* begin Record extracts *

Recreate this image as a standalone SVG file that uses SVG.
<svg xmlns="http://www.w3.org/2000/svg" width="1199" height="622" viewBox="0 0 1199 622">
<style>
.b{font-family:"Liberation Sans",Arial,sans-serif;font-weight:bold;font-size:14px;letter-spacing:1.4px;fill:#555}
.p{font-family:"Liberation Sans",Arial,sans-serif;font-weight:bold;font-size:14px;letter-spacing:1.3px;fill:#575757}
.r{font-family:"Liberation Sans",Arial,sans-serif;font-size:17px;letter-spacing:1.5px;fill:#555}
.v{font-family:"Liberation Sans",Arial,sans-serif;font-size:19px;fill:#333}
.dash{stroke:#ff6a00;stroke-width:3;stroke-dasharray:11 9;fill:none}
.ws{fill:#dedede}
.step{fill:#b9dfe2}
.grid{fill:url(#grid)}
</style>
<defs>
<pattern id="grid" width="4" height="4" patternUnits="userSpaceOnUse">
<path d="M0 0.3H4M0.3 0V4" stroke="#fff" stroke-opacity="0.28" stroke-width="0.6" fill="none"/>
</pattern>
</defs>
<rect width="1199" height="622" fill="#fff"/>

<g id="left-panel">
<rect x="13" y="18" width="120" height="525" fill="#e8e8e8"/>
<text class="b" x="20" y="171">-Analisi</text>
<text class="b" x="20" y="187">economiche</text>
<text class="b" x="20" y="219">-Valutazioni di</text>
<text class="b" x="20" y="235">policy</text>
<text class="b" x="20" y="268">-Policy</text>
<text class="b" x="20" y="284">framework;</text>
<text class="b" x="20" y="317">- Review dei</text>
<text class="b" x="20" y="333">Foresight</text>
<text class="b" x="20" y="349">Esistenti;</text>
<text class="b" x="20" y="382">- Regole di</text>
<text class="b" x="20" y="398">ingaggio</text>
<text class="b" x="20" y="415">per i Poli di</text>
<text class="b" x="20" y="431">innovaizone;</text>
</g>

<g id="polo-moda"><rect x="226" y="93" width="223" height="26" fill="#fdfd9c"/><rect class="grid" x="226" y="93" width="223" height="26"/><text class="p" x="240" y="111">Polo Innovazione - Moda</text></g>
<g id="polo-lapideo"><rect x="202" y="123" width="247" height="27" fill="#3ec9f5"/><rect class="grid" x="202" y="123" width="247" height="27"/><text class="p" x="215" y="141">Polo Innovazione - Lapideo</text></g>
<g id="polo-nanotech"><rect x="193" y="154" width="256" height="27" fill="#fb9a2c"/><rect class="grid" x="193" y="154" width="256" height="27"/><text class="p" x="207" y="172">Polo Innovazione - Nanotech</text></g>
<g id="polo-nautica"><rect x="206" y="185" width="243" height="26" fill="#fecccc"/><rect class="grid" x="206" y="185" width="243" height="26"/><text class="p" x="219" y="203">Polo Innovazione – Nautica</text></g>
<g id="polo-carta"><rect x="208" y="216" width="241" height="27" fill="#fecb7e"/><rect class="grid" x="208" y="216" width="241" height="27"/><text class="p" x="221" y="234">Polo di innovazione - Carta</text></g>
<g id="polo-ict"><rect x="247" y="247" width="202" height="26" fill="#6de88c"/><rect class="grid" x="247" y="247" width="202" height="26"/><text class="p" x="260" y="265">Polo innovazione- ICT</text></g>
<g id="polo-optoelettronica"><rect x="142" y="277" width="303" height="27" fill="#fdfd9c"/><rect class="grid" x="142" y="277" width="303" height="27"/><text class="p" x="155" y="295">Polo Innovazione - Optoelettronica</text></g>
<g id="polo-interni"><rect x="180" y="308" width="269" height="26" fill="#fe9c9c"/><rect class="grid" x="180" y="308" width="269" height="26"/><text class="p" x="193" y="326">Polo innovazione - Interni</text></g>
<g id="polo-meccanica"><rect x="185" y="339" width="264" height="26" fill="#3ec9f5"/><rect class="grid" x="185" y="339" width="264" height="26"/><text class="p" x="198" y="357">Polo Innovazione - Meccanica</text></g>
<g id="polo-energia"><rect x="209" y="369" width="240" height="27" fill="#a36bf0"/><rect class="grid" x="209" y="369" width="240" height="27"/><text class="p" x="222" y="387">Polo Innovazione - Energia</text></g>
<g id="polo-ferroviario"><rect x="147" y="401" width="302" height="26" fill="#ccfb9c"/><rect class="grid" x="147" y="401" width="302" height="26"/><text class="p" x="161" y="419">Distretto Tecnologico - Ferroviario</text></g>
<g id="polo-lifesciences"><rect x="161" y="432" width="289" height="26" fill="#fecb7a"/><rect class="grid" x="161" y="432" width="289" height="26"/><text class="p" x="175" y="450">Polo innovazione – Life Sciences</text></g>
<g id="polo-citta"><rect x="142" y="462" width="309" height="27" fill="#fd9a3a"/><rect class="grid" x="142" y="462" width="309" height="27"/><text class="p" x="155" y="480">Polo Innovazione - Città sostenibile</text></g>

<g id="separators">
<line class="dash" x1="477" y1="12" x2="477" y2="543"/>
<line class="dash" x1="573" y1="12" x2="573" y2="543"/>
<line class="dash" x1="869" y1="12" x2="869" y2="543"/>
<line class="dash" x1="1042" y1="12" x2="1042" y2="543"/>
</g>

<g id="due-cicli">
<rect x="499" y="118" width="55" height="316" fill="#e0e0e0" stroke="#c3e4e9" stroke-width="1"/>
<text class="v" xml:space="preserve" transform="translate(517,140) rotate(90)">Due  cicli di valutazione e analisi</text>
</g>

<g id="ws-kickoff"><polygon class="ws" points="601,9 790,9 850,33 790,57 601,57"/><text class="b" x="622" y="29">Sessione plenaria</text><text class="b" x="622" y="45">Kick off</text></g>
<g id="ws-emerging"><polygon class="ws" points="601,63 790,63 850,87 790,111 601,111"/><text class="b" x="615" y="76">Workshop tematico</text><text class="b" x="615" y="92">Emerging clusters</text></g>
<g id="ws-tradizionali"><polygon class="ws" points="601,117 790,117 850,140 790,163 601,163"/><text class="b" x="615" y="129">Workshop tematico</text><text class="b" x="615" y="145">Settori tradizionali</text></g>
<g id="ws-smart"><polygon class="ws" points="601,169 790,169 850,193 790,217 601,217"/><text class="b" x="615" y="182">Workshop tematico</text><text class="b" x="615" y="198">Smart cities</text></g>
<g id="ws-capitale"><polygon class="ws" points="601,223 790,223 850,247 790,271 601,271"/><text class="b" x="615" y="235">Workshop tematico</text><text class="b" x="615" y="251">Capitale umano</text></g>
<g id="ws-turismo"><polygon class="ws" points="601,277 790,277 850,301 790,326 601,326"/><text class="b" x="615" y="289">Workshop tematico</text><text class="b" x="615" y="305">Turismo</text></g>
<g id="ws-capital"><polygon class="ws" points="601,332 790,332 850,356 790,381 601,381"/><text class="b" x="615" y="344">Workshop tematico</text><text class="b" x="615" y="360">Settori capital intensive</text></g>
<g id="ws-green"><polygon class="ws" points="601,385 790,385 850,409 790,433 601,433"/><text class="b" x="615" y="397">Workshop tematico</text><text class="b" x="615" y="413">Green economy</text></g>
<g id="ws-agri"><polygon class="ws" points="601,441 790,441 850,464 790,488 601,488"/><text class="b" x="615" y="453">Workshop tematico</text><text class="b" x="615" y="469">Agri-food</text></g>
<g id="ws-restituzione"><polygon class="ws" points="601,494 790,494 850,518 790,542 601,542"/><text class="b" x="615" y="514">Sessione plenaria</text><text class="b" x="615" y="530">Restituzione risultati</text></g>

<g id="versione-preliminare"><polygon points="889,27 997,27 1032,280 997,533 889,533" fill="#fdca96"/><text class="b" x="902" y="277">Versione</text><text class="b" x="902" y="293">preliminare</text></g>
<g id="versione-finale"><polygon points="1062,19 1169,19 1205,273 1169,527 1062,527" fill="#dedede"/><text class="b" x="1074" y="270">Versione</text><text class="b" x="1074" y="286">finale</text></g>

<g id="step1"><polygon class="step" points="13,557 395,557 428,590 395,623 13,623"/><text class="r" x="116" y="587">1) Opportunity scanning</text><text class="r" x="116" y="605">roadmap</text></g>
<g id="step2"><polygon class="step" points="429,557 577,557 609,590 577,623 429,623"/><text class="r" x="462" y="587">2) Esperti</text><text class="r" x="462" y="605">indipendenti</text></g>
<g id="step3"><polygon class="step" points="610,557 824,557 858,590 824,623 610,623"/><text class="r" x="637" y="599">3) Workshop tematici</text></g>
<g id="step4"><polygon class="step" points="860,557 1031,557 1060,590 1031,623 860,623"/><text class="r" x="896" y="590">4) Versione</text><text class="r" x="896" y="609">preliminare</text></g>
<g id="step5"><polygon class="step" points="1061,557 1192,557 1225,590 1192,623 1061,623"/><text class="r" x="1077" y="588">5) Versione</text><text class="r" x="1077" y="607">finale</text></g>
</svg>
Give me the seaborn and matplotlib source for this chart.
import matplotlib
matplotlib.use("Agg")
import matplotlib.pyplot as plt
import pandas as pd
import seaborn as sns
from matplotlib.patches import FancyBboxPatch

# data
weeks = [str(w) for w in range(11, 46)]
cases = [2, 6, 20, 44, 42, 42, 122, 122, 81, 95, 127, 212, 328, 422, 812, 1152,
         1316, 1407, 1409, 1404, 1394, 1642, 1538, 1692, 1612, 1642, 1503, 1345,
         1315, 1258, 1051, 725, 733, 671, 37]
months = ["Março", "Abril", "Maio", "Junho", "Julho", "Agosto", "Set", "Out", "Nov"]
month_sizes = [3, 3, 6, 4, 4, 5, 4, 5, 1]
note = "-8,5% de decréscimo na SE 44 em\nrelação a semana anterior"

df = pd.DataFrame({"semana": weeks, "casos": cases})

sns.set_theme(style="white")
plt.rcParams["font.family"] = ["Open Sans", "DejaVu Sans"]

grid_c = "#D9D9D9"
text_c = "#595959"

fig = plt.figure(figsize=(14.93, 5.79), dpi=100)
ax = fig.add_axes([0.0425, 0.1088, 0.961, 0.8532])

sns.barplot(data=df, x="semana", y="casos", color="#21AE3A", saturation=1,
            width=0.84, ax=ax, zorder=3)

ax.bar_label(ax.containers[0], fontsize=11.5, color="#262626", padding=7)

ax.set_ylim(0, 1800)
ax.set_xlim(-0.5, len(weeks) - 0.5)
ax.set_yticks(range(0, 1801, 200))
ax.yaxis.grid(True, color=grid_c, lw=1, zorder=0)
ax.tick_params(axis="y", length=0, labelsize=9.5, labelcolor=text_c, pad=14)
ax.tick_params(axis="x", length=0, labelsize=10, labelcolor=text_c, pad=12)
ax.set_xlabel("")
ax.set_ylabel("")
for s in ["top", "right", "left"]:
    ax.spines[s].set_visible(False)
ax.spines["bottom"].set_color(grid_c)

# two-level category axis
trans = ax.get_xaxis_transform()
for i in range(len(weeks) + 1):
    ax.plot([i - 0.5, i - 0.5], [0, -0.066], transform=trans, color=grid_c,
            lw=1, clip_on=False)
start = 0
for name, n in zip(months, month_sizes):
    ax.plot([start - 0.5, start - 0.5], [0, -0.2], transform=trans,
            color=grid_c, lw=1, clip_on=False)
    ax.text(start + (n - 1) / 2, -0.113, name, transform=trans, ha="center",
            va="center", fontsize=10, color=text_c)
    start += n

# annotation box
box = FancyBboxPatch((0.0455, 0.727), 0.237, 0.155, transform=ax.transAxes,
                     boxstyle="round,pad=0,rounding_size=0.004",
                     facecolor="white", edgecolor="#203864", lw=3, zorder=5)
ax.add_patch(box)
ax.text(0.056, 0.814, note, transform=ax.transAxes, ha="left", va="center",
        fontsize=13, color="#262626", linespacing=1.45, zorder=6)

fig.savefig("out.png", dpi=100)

* end Record extracts *

Nothing but the lines from the one with "Give me the" through the one with "ax = fig.add_axes([0.0425, 0.1088, 0.961, 0.8532])" should be repeated, and each exactly.

Give me the seaborn and matplotlib source for this chart.
import matplotlib
matplotlib.use("Agg")
import matplotlib.pyplot as plt
import pandas as pd
import seaborn as sns
from matplotlib.patches import FancyBboxPatch

# data
weeks = [str(w) for w in range(11, 46)]
cases = [2, 6, 20, 44, 42, 42, 122, 122, 81, 95, 127, 212, 328, 422, 812, 1152,
         1316, 1407, 1409, 1404, 1394, 1642, 1538, 1692, 1612, 1642, 1503, 1345,
         1315, 1258, 1051, 725, 733, 671, 37]
months = ["Março", "Abril", "Maio", "Junho", "Julho", "Agosto", "Set", "Out", "Nov"]
month_sizes = [3, 3, 6, 4, 4, 5, 4, 5, 1]
note = "-8,5% de decréscimo na SE 44 em\nrelação a semana anterior"

df = pd.DataFrame({"semana": weeks, "casos": cases})

sns.set_theme(style="white")
plt.rcParams["font.family"] = ["Open Sans", "DejaVu Sans"]

grid_c = "#D9D9D9"
text_c = "#595959"

fig = plt.figure(figsize=(14.93, 5.79), dpi=100)
ax = fig.add_axes([0.0425, 0.1088, 0.961, 0.8532])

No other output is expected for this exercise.